Cher journal,
depuis quelques semaines, le sommeil me fuit.
Moi qui fus un dormeur paisible, qui avait besoin de ses 8 heures de coma quotidiennes, je suis passé sans pouvoir repérer d'autre facteur déclenchant qu'une avalanche de boulot en retard, à quatre ou cinq heures par nuit, sans vraiment de coup de pompe dans la journée (j'ai pas l'temps).
Privilège de l'âge ?
Dernier baroud de la conscience lucide avant l'Accident Vasculaire Cérébral qui viendra régler le lourd tribut au café et aux cigarettes, dont les quantités ingérées restent élevées ?
Je ne sais.
Mais tant que ça tient, pas de problème.
"Les cigarettes avaient d'abord provoqué en lui une douleur psychique particulière, puis elles étaient devenues le remède particulier de cette douleur.

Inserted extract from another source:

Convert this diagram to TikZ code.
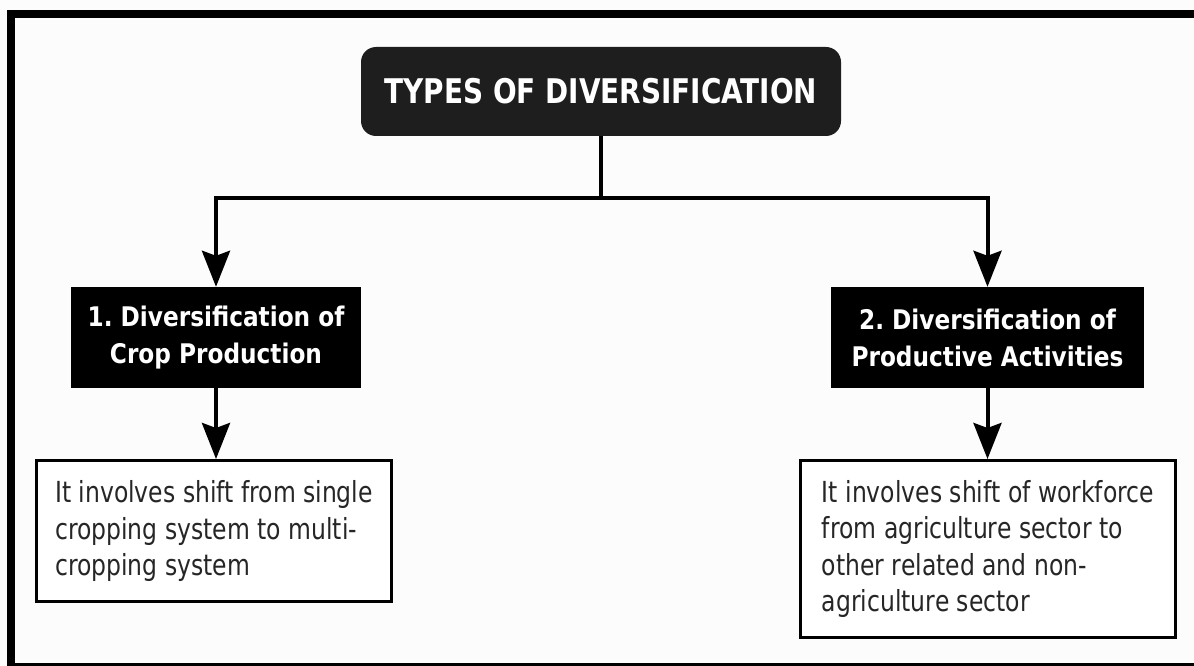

S'il avait eu à sa disposition un médicament contre la douleur en général, une potion à large spectre éliminant l'agitation globale et le sentiment d'étrangeté dont il croyait souffrir à chaque moment de sa vie en dehors du sommeil, et si cette potion avait été programmée pour le tuer en un laps de temps encore plus court et plus précis que le tabac, Wade aurait sans nul doute eu recours à cette thérapeutique. Même si la mort en résulte, la dépendance consiste à effacer la douleur par ce qui la provoque, et comme la mort est quand même au bout du chemin, qu'est-ce que ça peut faire ?

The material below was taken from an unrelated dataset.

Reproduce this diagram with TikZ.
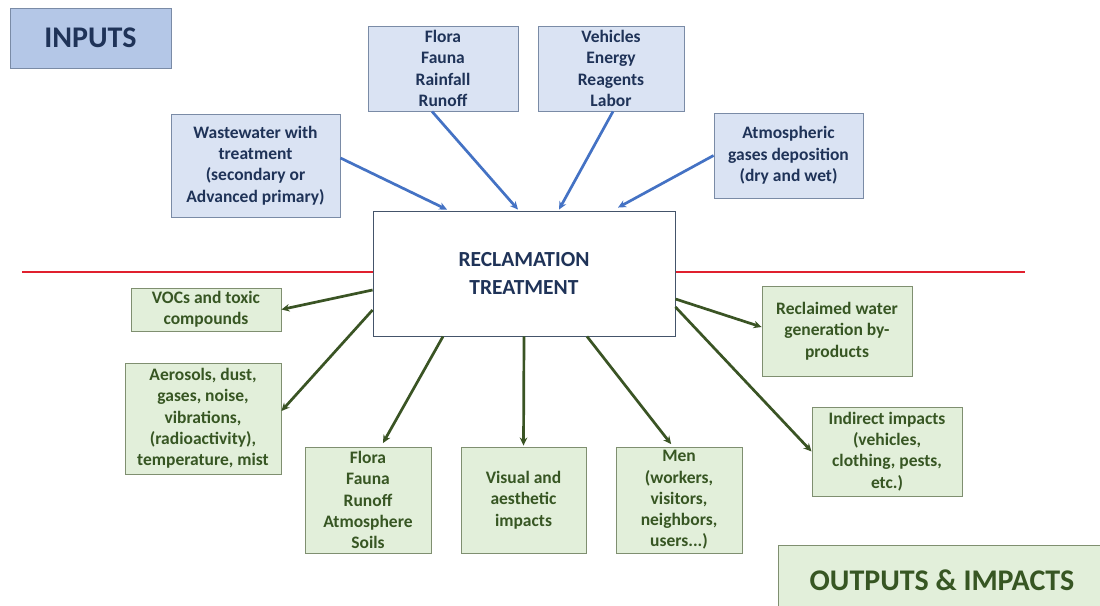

Il n'existait cependant pas de remède global dont il eût connaissance, et bien qu'il ne fût pas toujours de cet avis, c'était sans doute une chance pour lui. A présent, seules les cigarettes le tuaient - c'était peut-être suffisant."
Russell Banks," AFFLICTION", Babel
C'est moi qui souligne : c'est la plus pertinente définition de la dépendance que j'aie jamais lue, et je l'avais gravée dans le bronze de mon vieux blog tout pourri depuis des lustres.

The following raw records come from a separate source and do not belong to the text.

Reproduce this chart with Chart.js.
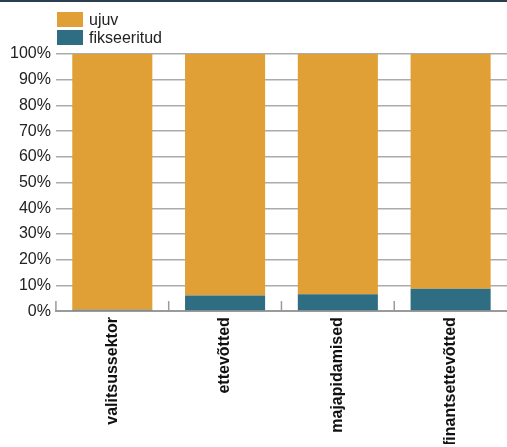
<!DOCTYPE html>
<html>
<head>
<meta charset="utf-8">
<script src="https://cdn.jsdelivr.net/npm/chart.js@4"></script>
<style>
    html, body { margin: 0; padding: 0; background: #fff; overflow: hidden; }
    body { width: 507px; height: 447px; position: relative; font-family: "Liberation Sans", Arial, sans-serif; }
    .topbar { position: absolute; left: 0; top: 0; width: 507px; height: 2px; background: #2b3e51; z-index: 2; }
    .legend { position: absolute; left: 57px; top: 12px; font-size: 16px; color: #222; }
    .legend div { display: flex; align-items: center; height: 15px; margin-bottom: 3px; }
    .legend span.box { display: inline-block; width: 26px; height: 15px; margin-right: 6px; }
    canvas { position: absolute; left: 0; top: 0; }
</style>
</head>
<body>
<div class="topbar"></div>
<canvas id="chart" width="507" height="444"></canvas>
<div class="legend" id="legend"></div>
<script>
    const categories = ['valitsussektor', 'ettevõtted', 'majapidamised', 'finantsettevõtted'];
    const fikseeritud = [0.5, 6.1, 6.6, 8.7];
    const ujuv = [99.5, 93.9, 93.4, 91.3];
    const yTicks = [0, 10, 20, 30, 40, 50, 60, 70, 80, 90, 100];

    const colors = { ujuv: '#e0a035', fikseeritud: '#2f6e82' };

    // legend (ujuv on top, like the original)
    const legend = document.getElementById('legend');
    [['ujuv', colors.ujuv], ['fikseeritud', colors.fikseeritud]].forEach(([name, c]) => {
        const row = document.createElement('div');
        row.innerHTML = '<span class="box" style="background:' + c + '"></span>' + name;
        legend.appendChild(row);
    });

    // short upward ticks between the categories, sitting on the x axis
    const categoryTicks = {
        id: 'categoryTicks',
        afterDatasetsDraw(chart) {
            const x = chart.scales.x;
            const area = chart.chartArea;
            const c = chart.ctx;
            const edges = [area.left];
            for (let i = 0; i < categories.length - 1; i++) {
                edges.push((x.getPixelForTick(i) + x.getPixelForTick(i + 1)) / 2);
            }
            c.save();
            c.strokeStyle = '#9a9a9a';
            c.lineWidth = 1.5;
            edges.forEach(px => {
                c.beginPath();
                c.moveTo(px, area.bottom);
                c.lineTo(px, area.bottom - 10);
                c.stroke();
            });
            c.restore();
        }
    };

    const ctx = document.getElementById('chart').getContext('2d');
    new Chart(ctx, {
        type: 'bar',
        data: {
            labels: categories,
            datasets: [
                {
                    label: 'fikseeritud',
                    data: fikseeritud,
                    backgroundColor: colors.fikseeritud,
                    borderWidth: 0
                },
                {
                    label: 'ujuv',
                    data: ujuv,
                    backgroundColor: colors.ujuv,
                    borderWidth: 0
                }
            ]
        },
        options: {
            responsive: false,
            animation: false,
            layout: { padding: { top: 54, right: 0, left: 5, bottom: 0 } },
            categoryPercentage: 1,
            barPercentage: 0.71,
            plugins: {
                legend: { display: false },
                tooltip: { enabled: false }
            },
            scales: {
                x: {
                    stacked: true,
                    offset: true,
                    border: { display: true, color: '#9a9a9a', width: 2 },
                    grid: { display: false },
                    ticks: {
                        minRotation: 90,
                        maxRotation: 90,
                        autoSkip: false,
                        padding: -2,
                        color: '#111',
                        font: { family: '"Liberation Sans", Arial, sans-serif', size: 16, weight: 'bold' }
                    }
                },
                y: {
                    stacked: true,
                    min: 0,
                    max: 100,
                    afterBuildTicks: (axis) => { axis.ticks = yTicks.map(v => ({ value: v })); },
                    border: { display: false },
                    grid: {
                        drawTicks: false,
                        color: '#ababab',
                        lineWidth: 1.5
                    },
                    ticks: {
                        padding: 5,
                        color: '#222',
                        callback: (v) => v + '%',
                        font: { family: '"Liberation Sans", Arial, sans-serif', size: 16 }
                    }
                }
            }
        },
        plugins: [categoryTicks]
    });
</script>
</body>
</html>
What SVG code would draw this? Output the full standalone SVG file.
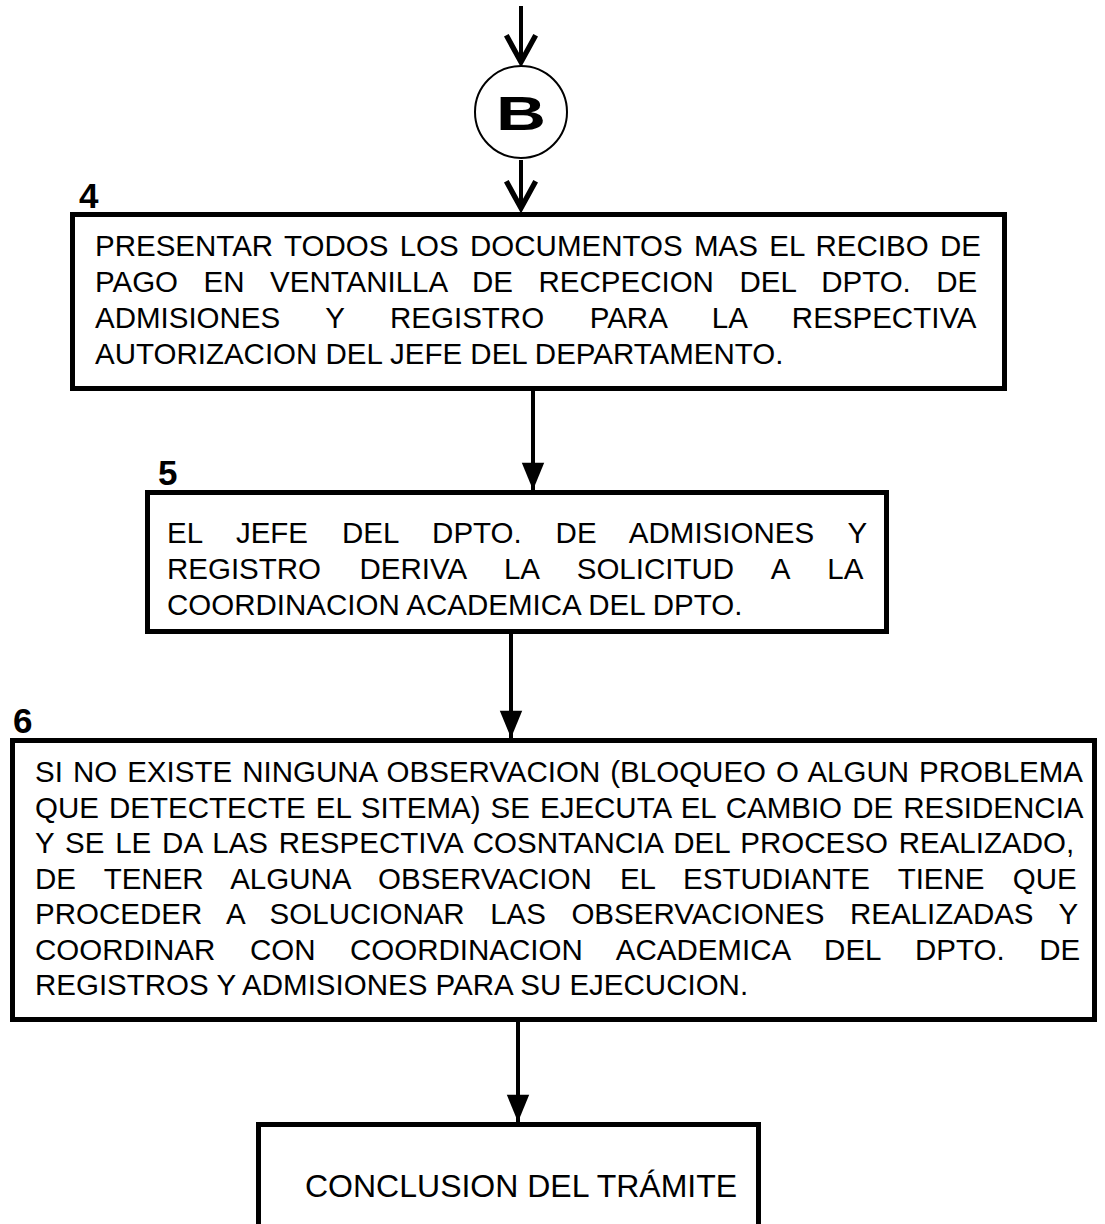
<svg xmlns="http://www.w3.org/2000/svg" width="1105" height="1224" viewBox="0 0 1105 1224">
<style>
  .box { fill: #ffffff; stroke: #000000; stroke-width: 5; }
  .conn { stroke: #000000; stroke-width: 4; fill: none; }
  .t { font-family: "Liberation Sans", Arial, sans-serif; font-size: 29.5px; fill: #000000; }
  .num { font-family: "Liberation Sans", Arial, sans-serif; font-size: 35px; font-weight: bold; fill: #000000; }
</style>
<defs>
  <marker id="chev" markerUnits="userSpaceOnUse" markerWidth="40" markerHeight="40" refX="0" refY="0" viewBox="-25 -15 30 30" orient="auto" overflow="visible">
    <path d="M-20,-11 L0,0 L-20,11" fill="none" stroke="#000" stroke-width="4" stroke-linejoin="miter"/>
  </marker>
  <marker id="tri" markerUnits="userSpaceOnUse" markerWidth="40" markerHeight="40" refX="0" refY="0" viewBox="-20 -10 25 20" orient="auto" overflow="visible">
    <path d="M-17,-7 L0,0 L-17,7 Z" fill="#000"/>
  </marker>
</defs>
<rect width="1105" height="1224" fill="#ffffff"/>
<g id="connectors">
  <line class="conn" x1="521" y1="6" x2="521" y2="62" marker-end="url(#chev)"/>
  <line class="conn" x1="521" y1="160" x2="521" y2="208" marker-end="url(#chev)"/>
  <line class="conn" x1="533" y1="391" x2="533" y2="490" marker-end="url(#tri)"/>
  <line class="conn" x1="511" y1="634" x2="511" y2="738" marker-end="url(#tri)"/>
  <line class="conn" x1="518" y1="1022" x2="518" y2="1122" marker-end="url(#tri)"/>
</g>
<g id="connector-B">
  <circle cx="521" cy="112" r="46" fill="#ffffff" stroke="#000" stroke-width="2"/>
  <text x="521" y="130" text-anchor="middle" font-family="'Liberation Sans', Arial, sans-serif" font-weight="bold" font-size="48" textLength="50" lengthAdjust="spacingAndGlyphs">B</text>
</g>
<g id="step4">
  <text class="num" x="79" y="208">4</text>
  <rect class="box" x="72.5" y="214.5" width="932" height="174"/>
  <text class="t" x="95" y="256" word-spacing="3.16">PRESENTAR TODOS LOS DOCUMENTOS MAS EL RECIBO DE</text>
  <text class="t" x="95" y="292" word-spacing="17.3">PAGO EN VENTANILLA DE RECPECION DEL DPTO. DE</text>
  <text class="t" x="95" y="328" word-spacing="37.4">ADMISIONES Y REGISTRO PARA LA RESPECTIVA</text>
  <text class="t" x="95" y="364">AUTORIZACION DEL JEFE DEL DEPARTAMENTO.</text>
</g>
<g id="step5">
  <text class="num" x="158" y="485">5</text>
  <rect class="box" x="147.5" y="492.5" width="739" height="139"/>
  <text class="t" x="167" y="543" word-spacing="25.7">EL JEFE DEL DPTO. DE ADMISIONES Y</text>
  <text class="t" x="167" y="579" word-spacing="30.2">REGISTRO DERIVA LA SOLICITUD A LA</text>
  <text class="t" x="167" y="615">COORDINACION ACADEMICA DEL DPTO.</text>
</g>
<g id="step6">
  <text class="num" x="13" y="733">6</text>
  <rect class="box" x="12.5" y="740.5" width="1082" height="279"/>
  <text class="t" x="35" y="782" word-spacing="1.84">SI NO EXISTE NINGUNA OBSERVACION (BLOQUEO O ALGUN PROBLEMA</text>
  <text class="t" x="35" y="818" word-spacing="1.88">QUE DETECTECTE EL SITEMA) SE EJECUTA EL CAMBIO DE RESIDENCIA</text>
  <text class="t" x="35" y="853" word-spacing="2.64">Y SE LE DA LAS RESPECTIVA COSNTANCIA DEL PROCESO REALIZADO,</text>
  <text class="t" x="35" y="889" word-spacing="20.0">DE TENER ALGUNA OBSERVACION EL ESTUDIANTE TIENE QUE</text>
  <text class="t" x="35" y="924" word-spacing="17.3">PROCEDER A SOLUCIONAR LAS OBSERVACIONES REALIZADAS Y</text>
  <text class="t" x="35" y="960" word-spacing="26.4">COORDINAR CON COORDINACION ACADEMICA DEL DPTO. DE</text>
  <text class="t" x="35" y="995">REGISTROS Y ADMISIONES PARA SU EJECUCION.</text>
</g>
<g id="end">
  <rect class="box" x="258.5" y="1124.5" width="500" height="120"/>
  <text class="t" x="305" y="1197" style="font-size:32px">CONCLUSION DEL TRÁMITE</text>
</g>
</svg>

Russell Banks, dont j'ai lu dans une interview dans le Télérama de cette
semaine qu'il avait eu une enfance violente et un père alcoolique, et je te
jure qu'il n'a pas fait exprès de devenir ensuite un grand écrivain
contemporain dépeignant avec intelligence et subtilité les arcanes de la
condition humaine.
Comme quoi la prise de conscience est effective quand elle se traduit en actes, nom de d'là.
La résilience, c'est la bonne ambiance.